:: Data provided

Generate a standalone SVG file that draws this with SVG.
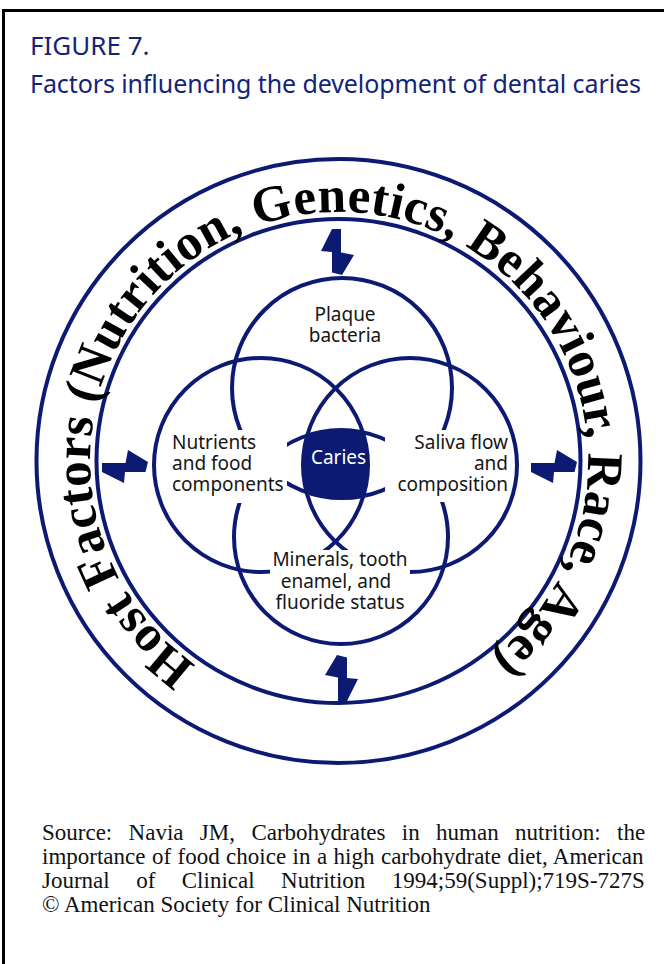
<svg xmlns="http://www.w3.org/2000/svg" width="664" height="964" viewBox="0 0 664 964">
<style>
.frame{fill:none;stroke:#000;stroke-width:3}
.ring{fill:none;stroke:#0c1a73;stroke-width:4}
.venn{fill:none;stroke:#0c1a73;stroke-width:4}
.lbl{font-family:"Noto Sans","Liberation Sans",sans-serif;font-size:19px;fill:#161616}
.cap{font-family:"Noto Sans","Liberation Sans",sans-serif;font-size:19px;fill:#ffffff}
.title{font-family:"Noto Sans","Liberation Sans",sans-serif;fill:#13237a}
.src{font-family:"Liberation Serif","Times New Roman",serif;font-size:23px;fill:#111}
.host{font-family:"Liberation Serif","Times New Roman",serif;font-weight:bold;font-size:51px;letter-spacing:0.3px;fill:#000}
.bolt{fill:#0c1a73}
</style>
<defs>
<path id="hostPath" d="M196.2,665 A249,249 0 0 1 481.8,257 A249,249 0 0 1 196.2,665"/>
<polygon id="bolt" points="-46,1 -22.5,1 -20,-12 0,0 -2.5,10 -23,10 -24,21 -46,10"/>
<mask id="knock" maskUnits="userSpaceOnUse" x="0" y="0" width="664" height="964">
<rect x="0" y="0" width="664" height="964" fill="#fff"/>
<rect x="168" y="430" width="119" height="73" fill="#000"/>
<rect x="385" y="430" width="123" height="72" fill="#000"/>
<rect x="270" y="550" width="140" height="64" fill="#000"/>
</mask>
<clipPath id="cT"><circle cx="342" cy="388" r="110"/></clipPath>
<clipPath id="cL"><circle cx="261" cy="465" r="107"/></clipPath>
<clipPath id="cR"><circle cx="410" cy="465" r="107"/></clipPath>
<clipPath id="cB"><circle cx="341" cy="537" r="107"/></clipPath>
</defs>
<rect class="frame" x="3.5" y="10.5" width="700" height="1000"/>
<g id="title">
<text class="title" x="30" y="55" font-size="26">FIGURE 7.</text>
<text class="title" x="30" y="93" font-size="25" textLength="611" lengthAdjust="spacing">Factors influencing the development of dental caries</text>
</g>
<g id="host-factors">
<circle class="ring" cx="338.5" cy="461" r="302"/>
<circle class="ring" cx="338.5" cy="461" r="242"/>
<text class="host"><textPath href="#hostPath">Host Factors (Nutrition, Genetics, Behaviour, Race, Age)</textPath></text>
</g>
<g id="node-plaque">
<circle class="venn" cx="342" cy="388" r="110" mask="url(#knock)"/>
<text class="lbl" x="345" y="321" text-anchor="middle">Plaque</text>
<text class="lbl" x="345" y="342" text-anchor="middle">bacteria</text>
</g>
<g id="node-nutrients">
<circle class="venn" cx="261" cy="465" r="107" mask="url(#knock)"/>
<text class="lbl" x="172" y="449">Nutrients</text>
<text class="lbl" x="172" y="470">and food</text>
<text class="lbl" x="172" y="491">components</text>
</g>
<g id="node-saliva">
<circle class="venn" cx="410" cy="465" r="107" mask="url(#knock)"/>
<text class="lbl" x="508" y="449" text-anchor="end">Saliva flow</text>
<text class="lbl" x="508" y="470" text-anchor="end">and</text>
<text class="lbl" x="508" y="491" text-anchor="end">composition</text>
</g>
<g id="node-minerals">
<circle class="venn" cx="341" cy="537" r="107" mask="url(#knock)"/>
<text class="lbl" x="340" y="566" text-anchor="middle">Minerals, tooth</text>
<text class="lbl" x="336" y="587.5" text-anchor="middle">enamel, and</text>
<text class="lbl" x="340" y="608.5" text-anchor="middle">fluoride status</text>
</g>
<g id="node-caries">
<g clip-path="url(#cT)"><g clip-path="url(#cL)"><g clip-path="url(#cR)"><g clip-path="url(#cB)">
<rect x="290" y="420" width="90" height="90" fill="#0c1a73"/>
</g></g></g></g>
<text class="cap" x="338.5" y="463.5" text-anchor="middle">Caries</text>
</g>
<g id="connectors">
<use href="#bolt" class="bolt" transform="translate(342,275) rotate(90)"/>
<use href="#bolt" class="bolt" transform="translate(148,462)"/>
<use href="#bolt" class="bolt" transform="translate(577,462)"/>
<use href="#bolt" class="bolt" transform="translate(337,655) rotate(-90)"/>
</g>
<g id="source">
<text class="src" x="42" y="840" word-spacing="10.6">Source: Navia JM, Carbohydrates in human nutrition: the</text>
<text class="src" x="42" y="864" word-spacing="0.7">importance of food choice in a high carbohydrate diet, American</text>
<text class="src" x="42" y="888" word-spacing="20.7">Journal of Clinical Nutrition 1994;59(Suppl);719S-727S</text>
<text class="src" x="42" y="912">© American Society for Clinical Nutrition</text>
</g>
</svg>
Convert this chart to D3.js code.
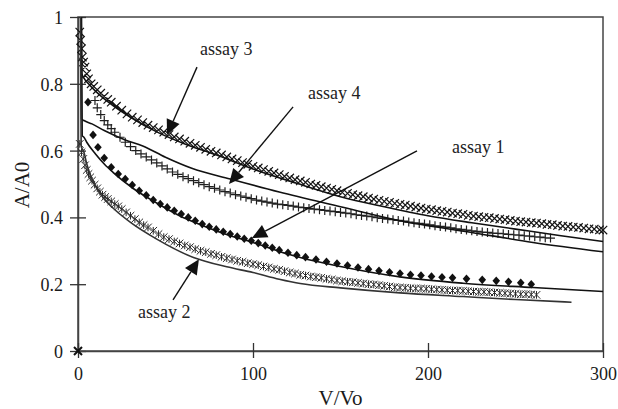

::::

Written request -> Leave images out of the retyped records; keep all else exact.

Exercise response ->
Generate a standalone SVG file that draws this with SVG.
<svg xmlns="http://www.w3.org/2000/svg" width="664" height="964" viewBox="0 0 664 964">
<style>
.frame{fill:none;stroke:#000;stroke-width:3}
.ring{fill:none;stroke:#0c1a73;stroke-width:4}
.venn{fill:none;stroke:#0c1a73;stroke-width:4}
.lbl{font-family:"Noto Sans","Liberation Sans",sans-serif;font-size:19px;fill:#161616}
.cap{font-family:"Noto Sans","Liberation Sans",sans-serif;font-size:19px;fill:#ffffff}
.title{font-family:"Noto Sans","Liberation Sans",sans-serif;fill:#13237a}
.src{font-family:"Liberation Serif","Times New Roman",serif;font-size:23px;fill:#111}
.host{font-family:"Liberation Serif","Times New Roman",serif;font-weight:bold;font-size:51px;letter-spacing:0.3px;fill:#000}
.bolt{fill:#0c1a73}
</style>
<defs>
<path id="hostPath" d="M196.2,665 A249,249 0 0 1 481.8,257 A249,249 0 0 1 196.2,665"/>
<polygon id="bolt" points="-46,1 -22.5,1 -20,-12 0,0 -2.5,10 -23,10 -24,21 -46,10"/>
<mask id="knock" maskUnits="userSpaceOnUse" x="0" y="0" width="664" height="964">
<rect x="0" y="0" width="664" height="964" fill="#fff"/>
<rect x="168" y="430" width="119" height="73" fill="#000"/>
<rect x="385" y="430" width="123" height="72" fill="#000"/>
<rect x="270" y="550" width="140" height="64" fill="#000"/>
</mask>
<clipPath id="cT"><circle cx="342" cy="388" r="110"/></clipPath>
<clipPath id="cL"><circle cx="261" cy="465" r="107"/></clipPath>
<clipPath id="cR"><circle cx="410" cy="465" r="107"/></clipPath>
<clipPath id="cB"><circle cx="341" cy="537" r="107"/></clipPath>
</defs>
<rect class="frame" x="3.5" y="10.5" width="700" height="1000"/>
<g id="title">
<text class="title" x="30" y="55" font-size="26">FIGURE 7.</text>
<text class="title" x="30" y="93" font-size="25" textLength="611" lengthAdjust="spacing">Factors influencing the development of dental caries</text>
</g>
<g id="host-factors">
<circle class="ring" cx="338.5" cy="461" r="302"/>
<circle class="ring" cx="338.5" cy="461" r="242"/>
<text class="host"><textPath href="#hostPath">Host Factors (Nutrition, Genetics, Behaviour, Race, Age)</textPath></text>
</g>
<g id="node-plaque">
<circle class="venn" cx="342" cy="388" r="110" mask="url(#knock)"/>
<text class="lbl" x="345" y="321" text-anchor="middle">Plaque</text>
<text class="lbl" x="345" y="342" text-anchor="middle">bacteria</text>
</g>
<g id="node-nutrients">
<circle class="venn" cx="261" cy="465" r="107" mask="url(#knock)"/>
<text class="lbl" x="172" y="449">Nutrients</text>
<text class="lbl" x="172" y="470">and food</text>
<text class="lbl" x="172" y="491">components</text>
</g>
<g id="node-saliva">
<circle class="venn" cx="410" cy="465" r="107" mask="url(#knock)"/>
<text class="lbl" x="508" y="449" text-anchor="end">Saliva flow</text>
<text class="lbl" x="508" y="470" text-anchor="end">and</text>
<text class="lbl" x="508" y="491" text-anchor="end">composition</text>
</g>
<g id="node-minerals">
<circle class="venn" cx="341" cy="537" r="107" mask="url(#knock)"/>
<text class="lbl" x="340" y="566" text-anchor="middle">Minerals, tooth</text>
<text class="lbl" x="336" y="587.5" text-anchor="middle">enamel, and</text>
<text class="lbl" x="340" y="608.5" text-anchor="middle">fluoride status</text>
</g>
<g id="node-caries">
<g clip-path="url(#cT)"><g clip-path="url(#cL)"><g clip-path="url(#cR)"><g clip-path="url(#cB)">
<rect x="290" y="420" width="90" height="90" fill="#0c1a73"/>
</g></g></g></g>
<text class="cap" x="338.5" y="463.5" text-anchor="middle">Caries</text>
</g>
<g id="connectors">
<use href="#bolt" class="bolt" transform="translate(342,275) rotate(90)"/>
<use href="#bolt" class="bolt" transform="translate(148,462)"/>
<use href="#bolt" class="bolt" transform="translate(577,462)"/>
<use href="#bolt" class="bolt" transform="translate(337,655) rotate(-90)"/>
</g>
<g id="source">
<text class="src" x="42" y="840" word-spacing="10.6">Source: Navia JM, Carbohydrates in human nutrition: the</text>
<text class="src" x="42" y="864" word-spacing="0.7">importance of food choice in a high carbohydrate diet, American</text>
<text class="src" x="42" y="888" word-spacing="20.7">Journal of Clinical Nutrition 1994;59(Suppl);719S-727S</text>
<text class="src" x="42" y="912">© American Society for Clinical Nutrition</text>
</g>
</svg>
Convert this chart to D3.js code.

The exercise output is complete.